Find out exactly how long SR-22 is required in your state

SR-22 Non-Owner Policies for Drivers With No Vehicle

If you do not own a vehicle but need SR-22 to reinstate your license or satisfy a court requirement, you purchase an SR-22 non-owner policy. This is liability-only coverage that follows you when you drive a borrowed or rented vehicle. It does not cover a vehicle you own, lease, or use regularly — it exists solely to satisfy the SR-22 filing requirement while you are not a vehicle owner. Non-owner SR-22 policies cost $25 to $60 per month in most states, significantly less than a standard auto policy with SR-22. The filing fee is the same, but the base premium is lower because the carrier is not insuring a specific vehicle. This is the correct product if you are required to file SR-22 but do not drive regularly, are reinstating your license before buying a car, or live in a household with vehicles insured under someone else's name. Once you purchase or register a vehicle in your name, the non-owner policy terminates and you must convert to a standard auto policy with SR-22. Failing to notify your carrier when you acquire a vehicle will result in a lapse of your SR-22 filing, which resets your required filing period to zero in most states. If you are in month 20 of a 36-month SR-22 requirement and you lapse for even one day, you start over at month zero.

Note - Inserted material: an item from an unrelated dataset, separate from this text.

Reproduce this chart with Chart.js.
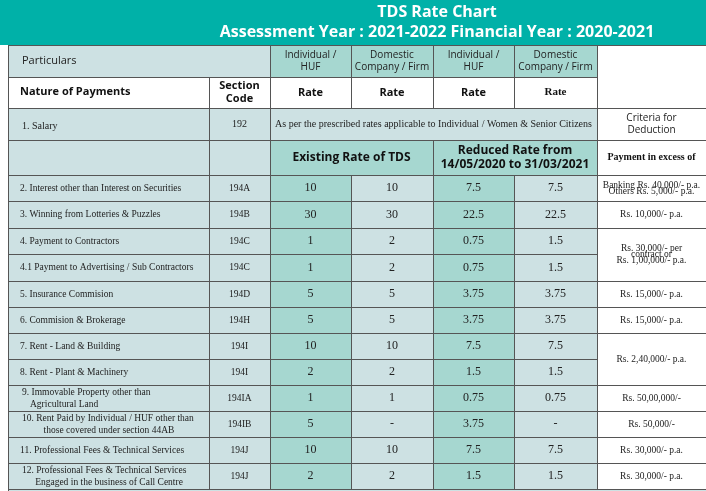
<!DOCTYPE html>
<html lang="en">
<head>
<meta charset="UTF-8">
<title>TDS Rate Chart</title>
<script src="https://cdn.jsdelivr.net/npm/chart.js"></script>
<style>
  body { margin: 0; background: #fff; }
  #box { width: 706px; height: 491px; }
</style>
</head>
<body>
<div id="box"><canvas id="tds"></canvas></div>
<script>
// data
const titulo = ['TDS Rate Chart', 'Assessment Year : 2021-2022 Financial Year : 2020-2021'];
const pagamentos = [
  ['2. Interest other than Interest on Securities'],
  ['3. Winning from Lotteries & Puzzles'],
  ['4. Payment to Contractors'],
  ['4.1 Payment to Advertising / Sub Contractors'],
  ['5. Insurance Commision'],
  ['6. Commision & Brokerage'],
  ['7. Rent - Land & Building'],
  ['8. Rent - Plant & Machinery'],
  ['9. Immovable Property other than', 'Agricultural Land'],
  ['10. Rent Paid by Individual / HUF other than', 'those covered under section 44AB'],
  ['11. Professional Fees & Technical Services'],
  ['12. Professional Fees & Technical Services', 'Engaged in the business of Call Centre']
];
const secoes = ['194A', '194B', '194C', '194C', '194D', '194H', '194I', '194I', '194IA', '194IB', '194J', '194J'];
const existenteInd = ['10', '30', '1', '1', '5', '5', '10', '2', '1', '5', '10', '2'];
const existenteEmp = ['10', '30', '2', '2', '5', '5', '10', '2', '1', '-', '10', '2'];
const reduzidaInd = ['7.5', '22.5', '0.75', '0.75', '3.75', '3.75', '7.5', '1.5', '0.75', '3.75', '7.5', '1.5'];
const reduzidaEmp = ['7.5', '22.5', '1.5', '1.5', '3.75', '3.75', '7.5', '1.5', '0.75', '-', '7.5', '1.5'];
// criterio: [linha inicial, linhas ocupadas, texto]
const criterios = [
  [0, 1, ['Banking Rs. 40,000/- p.a.', 'Others Rs. 5,000/- p.a.']],
  [1, 1, ['Rs. 10,000/- p.a.']],
  [2, 2, ['Rs. 30,000/- per', 'contract or', 'Rs. 1,00,000/- p.a.']],
  [4, 1, ['Rs. 15,000/- p.a.']],
  [5, 1, ['Rs. 15,000/- p.a.']],
  [6, 2, ['Rs. 2,40,000/- p.a.']],
  [8, 1, ['Rs. 50,00,000/-']],
  [9, 1, ['Rs. 50,000/-']],
  [10, 1, ['Rs. 30,000/- p.a.']],
  [11, 1, ['Rs. 30,000/- p.a.']]
];

// grid (page units)
const colX = [8, 209, 270, 351, 433, 514, 597, 706];
const linhaY = [175, 201, 228, 254, 281, 307, 333, 359, 385, 411, 437, 463, 489];
const CLARO = '#cde1e3', TEAL = '#a6d7d0', TOPO = '#00b1a8', LINHA = '#555';
const SANS = '"Open Sans", "Noto Sans", sans-serif';
const SERIF = '"Liberation Serif", "DejaVu Serif", serif';

const tabela = {
  id: 'tabela',
  afterDraw(chart) {
    const ctx = chart.ctx, sx = chart.scales.x, sy = chart.scales.y;
    const X = v => sx.getPixelForValue(v), Y = v => sy.getPixelForValue(v);
    function cell(x0, y0, x1, y1, fill, lines, font, color) {
      const a = X(x0), b = Y(y0), w = X(x1) - a, h = Y(y1) - b;
      if (fill) { ctx.fillStyle = fill; ctx.fillRect(a, b, w, h); }
      ctx.strokeStyle = LINHA; ctx.lineWidth = 1;
      ctx.strokeRect(a + 0.5, b + 0.5, w, h);
      if (lines) text(lines, (x0 + x1) / 2, (y0 + y1) / 2, font, color, 'center');
    }
    function text(lines, cx, cy, font, color, align) {
      ctx.font = font; ctx.fillStyle = color || '#111';
      ctx.textAlign = align; ctx.textBaseline = 'middle';
      const lh = parseInt(font.match(/(\d+)px/)[1]) * 1.2;
      lines.forEach((l, i) => ctx.fillText(l, X(cx), Y(cy + (i - (lines.length - 1) / 2) * lh)));
    }
    // title
    ctx.fillStyle = TOPO; ctx.fillRect(X(0), Y(0), X(706) - X(0), Y(45) - Y(0));
    text([titulo[0]], 437, 12, 'bold 16px ' + SANS, '#fff', 'center');
    text([titulo[1]], 437, 32, 'bold 16px ' + SANS, '#fff', 'center');
    ctx.fillStyle = '#fff'; ctx.fillRect(X(0), Y(45), X(8) - X(0), Y(491) - Y(45));
    ctx.strokeStyle = LINHA; ctx.beginPath(); ctx.moveTo(X(8) + 0.5, Y(45)); ctx.lineTo(X(8) + 0.5, Y(491)); ctx.stroke();
    // header rows
    cell(8, 45, 270, 77, CLARO);
    text(['Particulars'], 22, 61, '11px ' + SANS, '#222', 'left');
    const tipos = [['Individual /', 'HUF'], ['Domestic', 'Company / Firm']];
    for (let c = 2; c < 6; c++) cell(colX[c], 45, colX[c + 1], 77, TEAL, tipos[c % 2], '10px ' + SANS, '#222');
    cell(597, 45, 706, 108, '#fff');
    cell(8, 77, 209, 108, '#fff');
    text(['Nature of Payments'], 20, 92, 'bold 11px ' + SANS, '#111', 'left');
    cell(209, 77, 270, 108, '#fff', ['Section', 'Code'], 'bold 11px ' + SANS);
    for (let c = 2; c < 6; c++) cell(colX[c], 77, colX[c + 1], 108, '#fff', ['Rate'],
      c === 5 ? 'bold 11px ' + SERIF : 'bold 11px ' + SANS);
    // salary
    cell(8, 108, 209, 140, CLARO);
    text(['1. Salary'], 22, 126, '10px ' + SERIF, '#222', 'left');
    cell(209, 108, 270, 140, CLARO, ['192'], '10px ' + SERIF, '#222');
    cell(270, 108, 597, 140, CLARO, ['As per the prescribed rates applicable to Individual / Women & Senior Citizens'], '10px ' + SERIF, '#222');
    cell(597, 108, 706, 140, '#fff', ['Criteria for', 'Deduction'], '10px ' + SANS, '#222');
    // group header
    cell(8, 140, 209, 175, CLARO);
    cell(209, 140, 270, 175, CLARO);
    cell(270, 140, 433, 175, TEAL, ['Existing Rate of TDS'], 'bold 12px ' + SANS);
    cell(433, 140, 597, 175, TEAL, ['Reduced Rate from', '14/05/2020 to 31/03/2021'], 'bold 12px ' + SANS);
    cell(597, 140, 706, 175, '#fff', ['Payment in excess of'], 'bold 10px ' + SERIF);
    // body
    const series = [existenteInd, existenteEmp, reduzidaInd, reduzidaEmp];
    pagamentos.forEach((nome, i) => {
      const y0 = linhaY[i], y1 = linhaY[i + 1];
      cell(8, y0, 209, y1, CLARO);
      const ind = nome.length > 1 && i === 8 ? 0 : 0;
      ctx.save();
      if (nome.length === 1) text(nome, 20, (y0 + y1) / 2, '9.5px ' + SERIF, '#222', 'left');
      else { text([nome[0]], 22, (y0 + y1) / 2 - 6, '9.5px ' + SERIF, '#222', 'left');
             text([nome[1]], i === 8 ? 30 : 109, (y0 + y1) / 2 + 6, '9.5px ' + SERIF, '#222', i === 8 ? 'left' : 'center'); }
      ctx.restore();
      cell(209, y0, 270, y1, CLARO, [secoes[i]], '9.5px ' + SERIF, '#222');
      series.forEach((s, k) => cell(colX[k + 2], y0, colX[k + 3], y1, k % 2 === 0 ? TEAL : CLARO, [s[i]], '12px ' + SERIF, '#222'));
    });
    criterios.forEach(([r, n, t]) => cell(597, linhaY[r], 706, linhaY[r + n], '#fff', t, '9.5px ' + SERIF, '#222'));
    cell(8, 489, 706, 495, CLARO);
  }
};

new Chart(document.getElementById('tds'), {
  type: 'scatter',
  data: { datasets: [{ data: [], pointRadius: 0 }] },
  options: {
    responsive: true, maintainAspectRatio: false, animation: false,
    layout: { padding: 0 },
    plugins: { legend: { display: false }, tooltip: { enabled: false } },
    scales: {
      x: { type: 'linear', min: 0, max: 706, display: false },
      y: { type: 'linear', min: 0, max: 491, reverse: true, display: false }
    }
  },
  plugins: [tabela]
});
</script>
</body>
</html>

How Long You Must Maintain SR-22 Filing

SR-22 filing periods vary by state and by the triggering event. Most states require three years of continuous filing for DUI-related offenses, but for non-violation triggers like unlicensed driving citations or reinstatement after administrative suspension, the period is often shorter — one to two years in states like California, Florida, and Illinois. The filing period starts the day your carrier submits the SR-22 certificate to the state DMV, not the day you purchase the policy. If you are required to file SR-22 within 30 days of a court order and you wait until day 28 to buy coverage, your filing period starts on day 28. If your state requires three years of filing, you will be required to maintain coverage until day 28 of year three. Letting your policy lapse or cancel during the required filing period triggers an automatic notification from your carrier to the DMV. Most states immediately suspend your license upon receiving the lapse notice, and reinstatement requires paying a reinstatement fee, purchasing a new policy, filing a new SR-22, and restarting the entire filing period from zero. A single missed payment can add 18 to 36 months to your total time under SR-22 requirement.

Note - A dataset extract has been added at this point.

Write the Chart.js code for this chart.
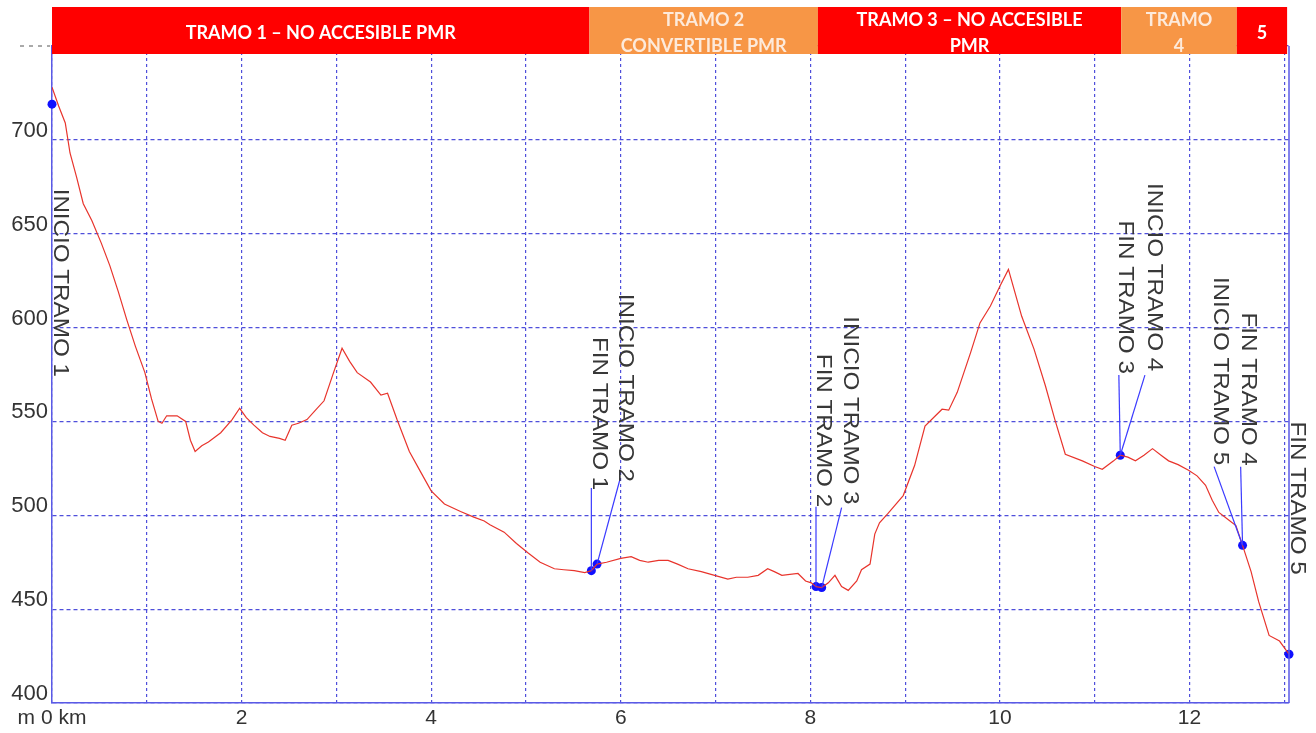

What to Do If You Need SR-22 and Have Never Had a License

Contact a non-standard carrier that writes SR-22 in your state before you visit the DMV. Explain that you need SR-22 as a condition of obtaining your first license and provide the letter or court order specifying the requirement. The carrier will issue a non-owner SR-22 policy if you do not own a vehicle, or a standard policy if you do. Once the policy is active, the carrier files the SR-22 certificate electronically with your state DMV, typically within 24 to 48 hours. You will receive a copy of the filing confirmation by email or mail. Bring this confirmation, proof of identity, and any other documents required by your state to the DMV to complete your license application. The DMV will not issue your license until the SR-22 filing appears in their system. Expect the entire process to take 5 to 10 business days from the day you purchase coverage to the day you walk out of the DMV with your license. Do not let your policy lapse during the required filing period. Set up automatic payments and monitor your bank account to ensure the carrier can process each monthly premium on time. A lapse resets the clock and re-suspends your eligibility.